En Palestine, la négociation ne pourra pas aboutir tant que la colonisation se poursuivra. M. Kerry est plein de bonne volonté, mais il ne réussira pas tant que l'on ne dira pas clairement à M. Netanyahou que la poursuite de la colonisation rend impossible toute solution, ce qui empêche d'établir la paix et la stabilité dans la région.

On affirme que le « printemps arabe » a fait oublier la question palestinienne, mais ce n'est pas vrai. Elle demeure prioritaire pour les puissances régionales. Elle n'a été éclipsée que dans les unes des journaux, hier par la Syrie et aujourd'hui par l'Irak. On ne pourra pas lutter efficacement contre le terrorisme sans résoudre la question palestinienne. Là aussi, une action régionale est nécessaire.

Tant que les Palestiniens seront acculés par la colonisation, comment pourra-t-on les empêcher de se lancer dans une offensive diplomatique et de tenter de se réconcilier au niveau national ? Comme tout le monde, je les félicite pour cette initiative de réconciliation, et j'ai demandé au Hamas de reconnaître l'initiative arabe pour la paix. Seul Israël peut trouver un intérêt à diviser les Palestiniens.

Notre ambassadeur est plus au fait que moi du rôle de l'AFD. Je dirai seulement que son action est essentielle pour le développement en Egypte, dans la limite de ses moyens. Je rappelle aussi que son action ne s'est jamais interrompue, y compris au cours des trois dernières années. L'AFD a continué à participer à la construction de la troisième ligne de métro du Caire, qui est l'une des infrastructures les plus importantes pour nous, ainsi qu'à d'autres projets de développement au Caire et en Haute-Egypte. Il faut accroître les moyens de cette Agence, dans l'intérêt de nos deux pays.

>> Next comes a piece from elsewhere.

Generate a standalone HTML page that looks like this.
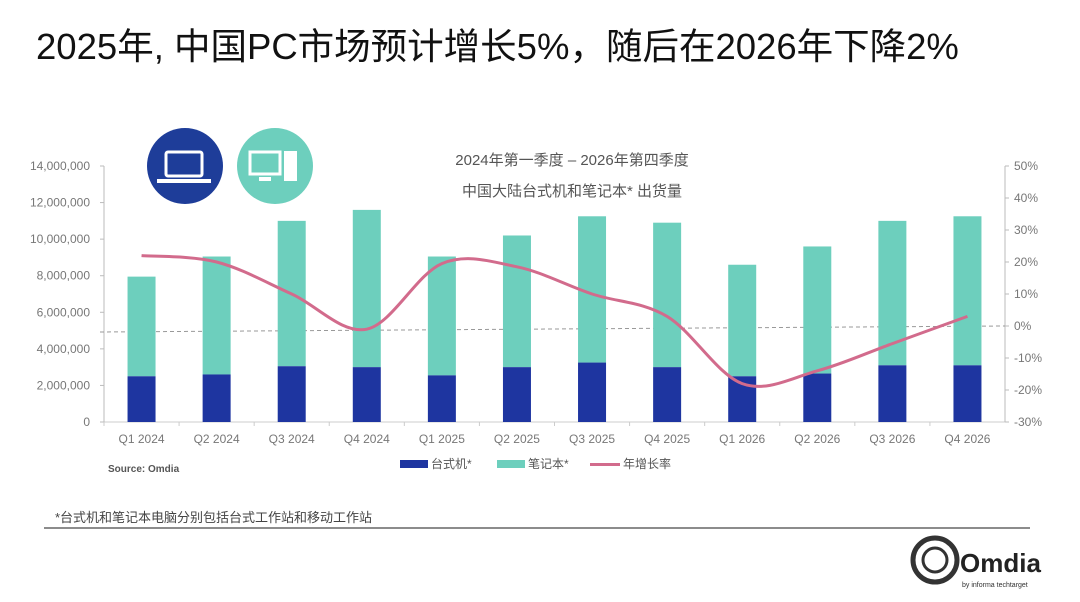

Il ne s'agit pas de constituer un arc, ou un axe, avec l'Arabie saoudite. Nos liens n'ont probablement pas été suffisamment exploités par le passé, mais ils sont tout à fait naturels. L'Egypte a été éclipsée du concert régional au cours des trois dernières années, et elle a manqué aux autres pays arabes. Ils ont besoin que l'Egypte revienne sur la scène internationale pour redonner à la région son équilibre et pour garantir son poids dans le monde. En l'absence de l'Egypte, les pays arabes se sont beaucoup affaiblis. Personne ne les a consultés sur la Syrie. Avec l'Egypte, ils peuvent faire entendre leur voix et proposer des solutions. La situation évolue, comme l'a montré l'invitation adressée par le ministre saoudien des affaires étrangères à son homologue iranien. Les contacts entre l'Arabie saoudite et l'Egypte sont porteurs de stabilité et de visibilité pour l'action arabe.

Le Président et le nouveau Gouvernement sont très attentifs aux violences faites aux femmes. Dès que le Parlement sera élu, des lois seront votées pour lutter contre ces violences. L'opinion publique est très mobilisée, et exige des peines très sévères. Notre Constitution va aussi dans la bonne direction, puisqu'elle garantit aux femmes des droits importants et garantit leur protection.